BEIJING - Beijing showed its new airport terminal Wednesday, a mammoth glass and steel structure with a gracefully sloping roof to impress visitors to China's capital for the 2008 Olympics.

A general view of a miniature replica of the new terminal of Beijing's International Airport in Beijing September 12, 2007. [Reuters]

Terminal 3 at the Beijing Capital International Airport is a centerpiece project for the Olympics designed to relieve the overloaded airport's other two terminals and accommodate the city's torrid growth for the next seven years, executives with the airport's state-run holding company said at a tour for foreign media.

The terminal, which is scheduled to open for testing in February and full operation in July, is outfitted with a state-of-the-art baggage handling system, a rail terminal to carry passengers into the city and gates and a runway capable of handling Airbus' huge A380 superjumbo.
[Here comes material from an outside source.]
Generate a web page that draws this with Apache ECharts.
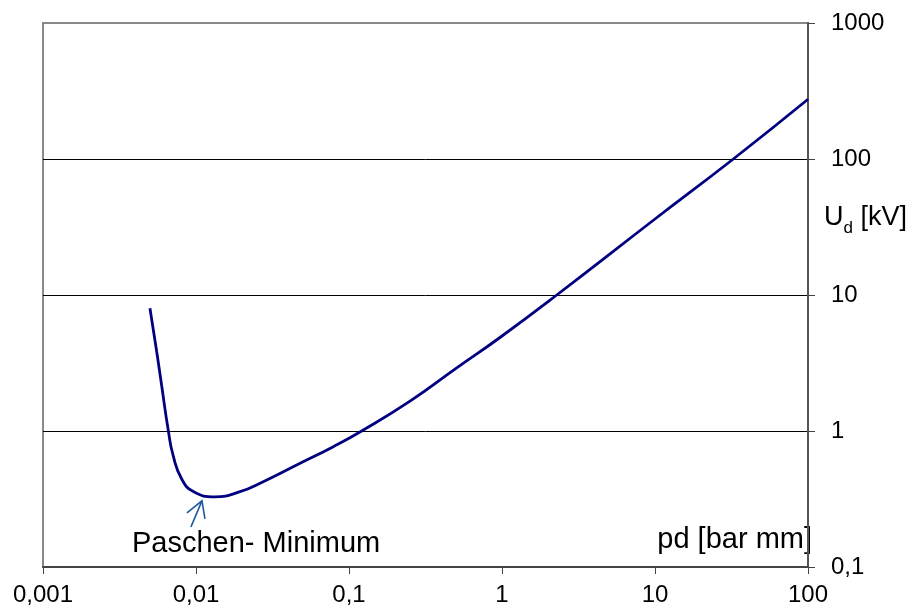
<!DOCTYPE html>
<html>
<head>
<meta charset="utf-8">
<script src="https://cdn.jsdelivr.net/npm/echarts@6/dist/echarts.min.js"></script>
<style>
html,body{margin:0;padding:0;background:#fff;}
#chart{width:916px;height:612px;}
</style>
</head>
<body>
<div id="chart"></div>
<script>
// pd [bar mm] values (x) and breakdown voltage U_d [kV] (y)
const pdValues = [0.005, 0.00554, 0.00597, 0.00659, 0.0071, 0.00806, 0.0096, 0.0133, 0.0194, 0.0275, 0.0455, 0.079, 0.121, 0.2505, 0.506, 0.97, 2.28, 10, 32.5, 100];
const udValues = [8.0, 3.81, 2.14, 1.009, 0.655, 0.444, 0.359, 0.328, 0.358, 0.424, 0.562, 0.767, 1.0, 1.656, 2.91, 4.87, 10.0, 36.2, 100, 275];
const xTickRange = [0.001, 100];
const yTickRange = [0.1, 1000];
const minimumPoint = [0.0133, 0.328];
const annotationText = 'Paschen- Minimum';
const xAxisName = 'pd [bar mm]';

const FONT = 'Arial, "Liberation Sans", sans-serif';
const fmt = v => String(+(+v).toPrecision(6)).replace('.', ',');

const chart = echarts.init(document.getElementById('chart'), null, {renderer: 'canvas'});
const option = {
  animation: false,
  backgroundColor: '#fff',
  grid: {left: 43, right: 108, top: 23, bottom: 45, show: true, borderColor: '#888', borderWidth: 2, backgroundColor: 'transparent'},
  xAxis: {
    type: 'log', logBase: 10, min: xTickRange[0], max: xTickRange[1],
    axisLine: {show: true, lineStyle: {color: '#444', width: 2}},
    axisTick: {show: true, inside: false, length: 7, lineStyle: {color: '#444', width: 1}},
    axisLabel: {color: '#000', fontSize: 24, fontFamily: FONT, margin: 16, formatter: fmt},
    splitLine: {show: false}, minorTick: {show: false}
  },
  yAxis: {
    type: 'log', logBase: 10, min: yTickRange[0], max: yTickRange[1], position: 'right',
    axisLine: {show: true, lineStyle: {color: '#555', width: 2}},
    axisTick: {show: true, inside: false, length: 7, lineStyle: {color: '#444', width: 1}},
    axisLabel: {color: '#000', fontSize: 24, fontFamily: FONT, margin: 23, formatter: fmt},
    splitLine: {show: true, showMinLine: false, showMaxLine: false, lineStyle: {color: '#000', width: 1}},
    minorTick: {show: false}
  },
  series: [{
    type: 'line',
    data: pdValues.map((x, i) => [x, udValues[i]]),
    smooth: 0.5,
    showSymbol: false,
    lineStyle: {color: '#000080', width: 2.8},
    z: 5
  }],
  graphic: [
    {id: 'lblMin', type: 'text', left: 132, top: 529, style: {text: annotationText, fontSize: 29, fontFamily: FONT, fill: '#000'}},
    {id: 'lblX', type: 'text', right: 104, top: 525, style: {text: xAxisName, fontSize: 29, fontFamily: FONT, fill: '#000'}},
    {id: 'lblY', type: 'text', left: 824, top: 204, style: {
      text: '{u|U}{d|d}{u| [kV]}',
      rich: {
        u: {fontSize: 27, fontFamily: FONT, fill: '#000', verticalAlign: 'bottom'},
        d: {fontSize: 17, fontFamily: FONT, fill: '#000', padding: [0, 0, -6, 0], verticalAlign: 'bottom'}
      }
    }}
  ]
};
chart.setOption(option);

// arrow pointing at the minimum, positioned relative to the data point
const p = chart.convertToPixel({gridIndex: 0}, minimumPoint);
const tip = [p[0] - 13, p[1] + 4];
chart.setOption({
  graphic: [
    {id: 'arrowShaft', type: 'polyline', shape: {points: [[p[0] - 24, p[1] + 30], tip]}, style: {stroke: '#1f5a9a', lineWidth: 1.6, fill: null}, z: 10},
    {id: 'arrowHead', type: 'polyline', shape: {points: [[p[0] - 28, p[1] + 16], tip, [p[0] - 10, p[1] + 22]]}, style: {stroke: '#1f5a9a', lineWidth: 1.6, fill: null}, z: 10}
  ]
});
</script>
</body>
</html>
The terminal building costs 21 billion yuan (US$2.8 billion), and 35 billion yuan (US$4.6 billion; euro3.4 billion) with all the related infrastructure added in, the executives said.
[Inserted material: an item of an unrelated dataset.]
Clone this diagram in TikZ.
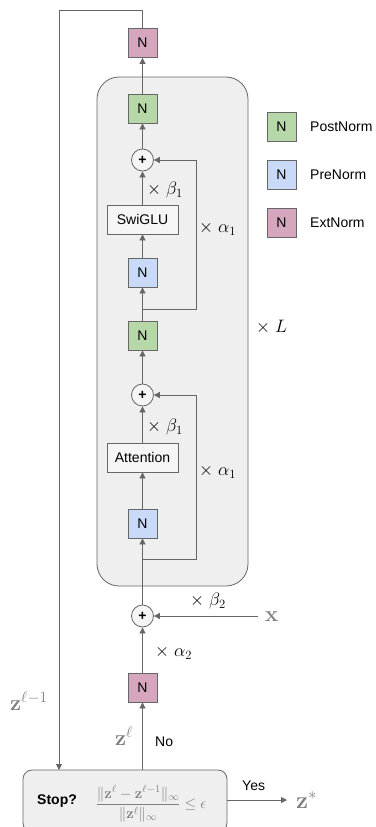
\RequirePackage{fix-cm}
\documentclass[tikz,border=0pt]{standalone}
\usepackage{amsmath}
\usepackage[no-math]{fontspec}
\setmainfont{Liberation Sans}
\usetikzlibrary{arrows.meta}

\definecolor{linegray}{HTML}{666666}
\definecolor{boxgray}{HTML}{EFEFEF}
\definecolor{postgreen}{HTML}{B6D7A8}
\definecolor{preblue}{HTML}{C9DAF8}
\definecolor{extpink}{HTML}{D5A6BD}
\definecolor{zgray}{HTML}{7F7F7F}

\tikzset{
    norm/.style={draw=linegray, line width=0.8pt, minimum size=29pt, inner sep=0pt,
        font=\fontsize{14}{16}\selectfont},
    postnorm/.style={norm, fill=postgreen},
    prenorm/.style={norm, fill=preblue},
    extnorm/.style={norm, fill=extpink},
    layer/.style={draw=linegray, line width=0.8pt, fill=boxgray!60, minimum width=71pt,
        minimum height=29pt, inner sep=0pt, font=\fontsize{14}{16}\selectfont},
    plus/.style={circle, draw=linegray, line width=0.8pt, fill=boxgray!60, minimum size=22pt,
        inner sep=0pt, font=\fontsize{14}{16}\selectfont\bfseries},
    flow/.style={draw=linegray, line width=0.8pt, -{Triangle[length=6pt,width=6pt]}},
    scal/.style={anchor=west, inner sep=0pt, font=\fontsize{18}{21}\selectfont},
    zlab/.style={anchor=base west, inner sep=0pt, text=zgray, font=\fontsize{22}{26}\selectfont},
    legtext/.style={anchor=west, inner sep=0pt, font=\fontsize{14}{16}\selectfont},
}

\begin{document}
\begin{tikzpicture}[x=1pt, y=-1pt]
    \useasboundingbox (0,0) rectangle (375,827);
    % Repeated block
    \draw[draw=linegray, line width=0.8pt, fill=boxgray, rounded corners=22pt] (97,77) rectangle (248,586);
    \node[scal] (times-L) at (256,327) {$\times\ L$};

    % Main column
    \node[extnorm]  (extTop) at (142.5,43)    {N};
    \node[postnorm] (postA)  at (142.5,108.5) {N};
    \node[plus]     (plusA)  at (142.5,160)   {+};
    \node[layer]    (swiglu) at (142.5,219.5) {SwiGLU};
    \node[prenorm]  (preA)   at (142.5,272.5) {N};
    \node[postnorm] (postB)  at (142.5,335.5) {N};
    \node[plus]     (plusB)  at (142.5,395)   {+};
    \node[layer]    (attn)   at (142.5,457.5) {Attention};
    \node[prenorm]  (preB)   at (142.5,523.5) {N};
    \node[plus]     (plusC)  at (142.5,616)   {+};
    \node[extnorm]  (extBot) at (142.5,687.5) {N};
    \node[draw=linegray, line width=0.8pt, fill=boxgray, rounded corners=9pt,
        minimum width=204pt, minimum height=62pt, inner sep=0pt] (stop) at (125,801) {};

    % Legend
    \node[postnorm] (legPost) at (281.5,126.5) {N};
    \node[prenorm]  (legPre)  at (281.5,174.5) {N};
    \node[extnorm]  (legExt)  at (281.5,222.5) {N};
    \node[legtext] at (310,126.5) {PostNorm};
    \node[legtext] at (310,174.5) {PreNorm};
    \node[legtext] at (310,222.5) {ExtNorm};

    % Coordinates for the skips
    \coordinate (skipA) at (142.5,309);
    \coordinate (skipB) at (142.5,559);
    \coordinate (loopTop) at (59,10);
    \coordinate (xin) at (258,616);

    % Connectors
    \draw[flow] (extBot |- stop.north) -- (extBot.south);
    \draw[flow] (extBot.north) -- (plusC.south);
    \draw[flow] (plusC.north) -- (preB.south);
    \draw[flow] (preB.north) -- (attn.south);
    \draw[flow] (attn.north) -- (plusB.south);
    \draw[flow] (plusB.north) -- (postB.south);
    \draw[flow] (postB.north) -- (preA.south);
    \draw[flow] (preA.north) -- (swiglu.south);
    \draw[flow] (swiglu.north) -- (plusA.south);
    \draw[flow] (plusA.north) -- (postA.south);
    \draw[flow] (postA.north) -- (extTop.south);
    \draw[flow] (skipB) -| (196,395) -- (plusB.east);
    \draw[flow] (skipA) -| (196,160) -- (plusA.east);
    \draw[flow] (xin) -- (plusC.east);
    \draw[flow] (extTop.north) |- (loopTop) -- (59,770);
    \draw[flow] (stop.east |- 0,800) -- (287,800);

    % Scalings
    \node[scal] at (147,190) {$\times\ \beta_1$};
    \node[scal] at (199,229) {$\times\ \alpha_1$};
    \node[scal] at (147,427) {$\times\ \beta_1$};
    \node[scal] at (199,472) {$\times\ \alpha_1$};
    \node[scal] at (190,601) {$\times\ \beta_2$};
    \node[scal] at (155,653) {$\times\ \alpha_2$};

    % Iterates
    \node[zlab] at (265,621) {$\mathbf{x}$};
    \node[zlab] at (10,710) {$\mathbf{z}^{\ell-1}$};
    \node[zlab] at (115,745) {$\mathbf{z}^{\ell}$};
    \node[legtext] at (155,742) {No};
    \node[legtext] at (242,786) {Yes};
    \node[zlab, font=\fontsize{24}{28}\selectfont] at (296,808) {$\mathbf{z}^*$};
    \node[legtext, font=\fontsize{14}{16}\selectfont\bfseries] at (37,801) {Stop?};
    \node[anchor=center, inner sep=0pt, text=zgray, font=\fontsize{15}{18}\selectfont] at (151,804)
        {$\displaystyle\frac{\|\mathbf{z}^{\ell}-\mathbf{z}^{\ell-1}\|_\infty}{\|\mathbf{z}^{\ell}\|_\infty}\le\epsilon$};
\end{tikzpicture}
\end{document}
The terminal is an "important non-competition venue" for the August 8-24, 2008, Olympics, said Zhang Zhizhong, general manager of Capital Airport Holding Co.

A huge undertaking, the new terminal, its runway and most of the related infrastructure will have been built on a compressed timetable of four years.

Construction involved 50,000 people worked on the site at any one time, 500,000 tons of steel were used, and a plane is expected to take off or land about once every 30 seconds, according to statistics provided by the city government and the holding company.

"The scale was our biggest problem," said Yuan Xuegong, deputy head for the expansion project's headquarters.

Designed by British architect Norman Foster, the building attempts to combine traditional architectural elements with up-to-date technology. Its red columns and muted gold roof are meant to evoke Beijing's imperial palaces and temples while the baggage system, made by German engineering giant Siemens AG's China subsidiary, can handle 19,000 pieces of luggage an hour, the executives said.

Beijing desperately needs a new airport, with the double-digit economic growth of recent years outstripping city planners' original projections and stressing the capital's infrastructure. The capital airport's second terminal, which opened eight years ago, quickly reached its limits, and long lines for check-in and flight delays are common.

"If you fly in and out of Terminal 2, you know what a headache that is," said Jeff Martin, a Florida resident and project manager for Siemens' baggage handling system. "There should not be that problem here because they've done a lot of studies on passenger flows."

Passengers using the current airport have increased more than 20 percent annually, to 48.6 million last year, from 21.7 million in 2000, and the airport has risen from being the world's 42nd to 9th busiest by passenger numbers, according to the holding company.

When the new terminal is fully operational, the airport will be able to handle 62 million passengers, a limit the holding company expects to reach in 2015.

In the meantime, with Beijing's growth spurt to expected to continue well beyond the Olympics, the holding company is looking for space to add another runway and terminal to the airport, and the city government has set up a committee to find a site for a second airport.